Always Something Different on Amtrak.

SACRAMENTO–Wow! It’s enough to make a seasoned rail traveler dizzy … and first-timers really, really confused.
 
First we have the Lake Shore Limited, beset by temperatures in the way, way below zero range and finally trundling into Chicago 12 hours late.
 
And next we have the California Zephyr, departing Chicago on time, falling more than an hour behind across eastern Colorado, then steadily making up time to the point that we sat in Winnemucca, Nevada, for almost a half hour before dawn this morning so we could depart there on time.
 
And Sacramento, my stop, showed up an hour early. I was participating in one of our monthly NARP board meetings by teleconference and had to scramble to get my things together for leaving the train.
 
My car attendant, Don, has been with Amtrak for 35 years and it shows. He’s a real pro. Leave your curtain open when you head off to the dining car for dinner and your bed has been made up when you return. Leave the curtain open when you go to breakfast in the morning and your bedding is put away and the seating restored when you come back. Restrooms tidied up on a regular basis and — despite the moronic edict from on high — the coffee pot in the center of the sleeper was still dispensing hot coffee when I left the train this afternoon.
 
I did have a chance to overhear three plain-clothes Amtrak security people at work before we left Chicago.
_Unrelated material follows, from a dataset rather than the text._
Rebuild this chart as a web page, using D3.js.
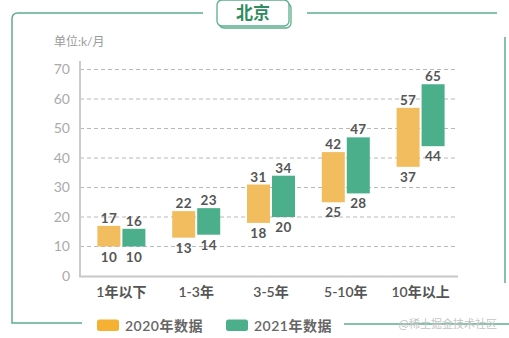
<!DOCTYPE html>
<html><head><meta charset="utf-8">
<script src="https://cdn.jsdelivr.net/npm/d3@7"></script>
<style>html,body{margin:0;padding:0;background:#fff;}svg{display:block;}</style>
</head><body>
<script>
const categories = ["1年以下", "1-3年", "3-5年", "5-10年", "10年以上"];
const low2020 = [10, 13, 18, 25, 37];
const high2020 = [17, 22, 31, 42, 57];
const low2021 = [10, 14, 20, 28, 44];
const high2021 = [16, 23, 34, 47, 65];
const yTicks = [0, 10, 20, 30, 40, 50, 60, 70];
const seriesNames = ["2020年数据", "2021年数据"];
const title = "北京";
const unitLabel = "单位:k/月";

const W = 509, H = 338;
const green = "#4BAF8B", orange = "#F2BD5E", legendOrange = "#F5B232";
const frame = "#5BAE8C";
const font = "Lato, 'Noto Sans CJK SC', sans-serif";

const svg = d3.select("body").append("svg").attr("width", W).attr("height", H);

// frame
const fr = svg.append("g").attr("fill", "none").attr("stroke", frame).attr("stroke-width", 1.5);
fr.append("path").attr("d", "M203,13 L18,13 Q12,13 12,19 L12,323 L82,323");
fr.append("path").attr("d", "M307,13 L497,13");
fr.append("path").attr("d", "M505,37 L505,283");
fr.append("path").attr("d", "M344,324 L509,324");

// title box
svg.append("rect").attr("x", 219).attr("y", 3).attr("width", 72).attr("height", 25).attr("rx", 5)
  .attr("fill", "#fff").attr("stroke", frame).attr("stroke-width", 1.3);
svg.append("rect").attr("x", 217).attr("y", 0).attr("width", 72).attr("height", 26).attr("rx", 5)
  .attr("fill", "#fff").attr("stroke", frame).attr("stroke-width", 1.3);
svg.append("text").attr("x", 253).attr("y", 19).attr("text-anchor", "middle")
  .attr("font-family", "'Noto Sans CJK SC', sans-serif").attr("font-weight", 700).attr("font-size", 17)
  .attr("fill", "#2E8C5E").text(title);

svg.append("text").attr("x", 54).attr("y", 46).attr("font-family", font).attr("font-size", 12)
  .attr("fill", "#9a9a9a").text(unitLabel);

const y = d3.scaleLinear().domain([0, 70]).range([276, 69.5]);
const x = d3.scaleBand().domain(categories).range([84, 458]).paddingInner(0).paddingOuter(0);
const plotL = 80, plotR = 458;

// grid
svg.append("g").selectAll("line").data(yTicks.filter(d => d > 0)).join("line")
  .attr("x1", plotL).attr("x2", plotR - 1).attr("y1", d => y(d)).attr("y2", d => y(d))
  .attr("stroke", "#b8b8b8").attr("stroke-dasharray", "4,3").attr("stroke-width", 1);

// y axis
const yAxis = d3.axisLeft(y).tickValues(yTicks).tickSize(0).tickPadding(10);
const ya = svg.append("g").attr("transform", `translate(${plotL},0)`).call(yAxis);
ya.select(".domain").remove();
ya.selectAll("text").attr("font-family", font).attr("font-size", 14).attr("fill", "#aaa");
svg.append("line").attr("x1", plotL).attr("x2", plotL).attr("y1", 61).attr("y2", 277)
  .attr("stroke", "#ccc").attr("stroke-width", 2);

// x axis
const xAxis = d3.axisBottom(x).tickSize(0).tickPadding(11);
const xa = svg.append("g").attr("transform", `translate(0,276)`).call(xAxis);
xa.select(".domain").remove();
xa.selectAll("text").attr("font-family", font).attr("font-size", 14).attr("font-weight", 600).attr("fill", "#555");
svg.append("line").attr("x1", plotL - 1).attr("x2", plotR).attr("y1", 276.5).attr("y2", 276.5)
  .attr("stroke", "#c8c8c8").attr("stroke-width", 2);

const bw = 23, gap = 2;
const series = [
  {lo: low2020, hi: high2020, color: orange, off: -gap / 2 - bw},
  {lo: low2021, hi: high2021, color: green, off: gap / 2}
];
series.forEach(s => {
  const g = svg.append("g");
  const data = categories.map((c, i) => ({c, lo: s.lo[i], hi: s.hi[i]}));
  g.selectAll("rect").data(data).join("rect")
    .attr("x", d => x(d.c) + x.bandwidth() / 2 + s.off).attr("width", bw)
    .attr("y", d => y(d.hi)).attr("height", d => y(d.lo) - y(d.hi)).attr("fill", s.color);
  g.selectAll("text.hi").data(data).join("text").attr("class", "hi")
    .attr("x", d => x(d.c) + x.bandwidth() / 2 + s.off + bw / 2).attr("y", d => y(d.hi) - 3)
    .attr("text-anchor", "middle").attr("font-family", font).attr("font-size", 13.5).attr("font-weight", 700)
    .attr("fill", "#555").attr("letter-spacing", 0.3).text(d => d.hi);
  g.selectAll("text.lo").data(data).join("text").attr("class", "lo")
    .attr("x", d => x(d.c) + x.bandwidth() / 2 + s.off + bw / 2).attr("y", d => y(d.lo) + 15)
    .attr("text-anchor", "middle").attr("font-family", font).attr("font-size", 13.5).attr("font-weight", 700)
    .attr("fill", "#555").attr("letter-spacing", 0.3).text(d => d.lo);
});

// legend
const legend = [{name: seriesNames[0], color: legendOrange, x: 97}, {name: seriesNames[1], color: green, x: 226}];
const lg = svg.append("g").selectAll("g").data(legend).join("g").attr("transform", d => `translate(${d.x},319.5)`);
lg.append("rect").attr("width", 22).attr("height", 11.5).attr("rx", 2.5).attr("fill", d => d.color);
lg.append("text").attr("x", 28).attr("y", 11.5).attr("font-family", font).attr("font-size", 14)
  .attr("font-weight", 600).attr("fill", "#666").attr("letter-spacing", 0.5).text(d => d.name);

svg.append("text").attr("x", 497).attr("y", 328).attr("text-anchor", "end")
  .attr("font-family", "'Noto Sans CJK SC', sans-serif").attr("font-size", 11).attr("fill", "#c4c4c4")
  .text("@稀土掘金技术社区");
</script>
</body></html>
They were questioning a huge man in a roomette two doors down from me. I have no idea how they knew, but the guy had $8,000 in cash in a small suitcase. He said the money was from selling a truck in Akron,Ohio, and he had been paid in cash. The three security guys were friendly, polite and very skillful in their questioning and, after 10 or 15 minutes, were either satisfied that the guy was telling the truth or had decided that there wasn’t enough to challenge his story. Nevertheless, I made a point of steering clear of the big guy who was decidedly unfriendly. Of course, I suppose I would be, too … with eight grand stuffed into my tote bag!
 
When I get home tomorrow, I’ll sort out some photos taken on these last two legs and post them over the next could of days. Bottom line: every rail segment was interesting in one way or another … but, except for Buffalo, there was just not a lot of snow.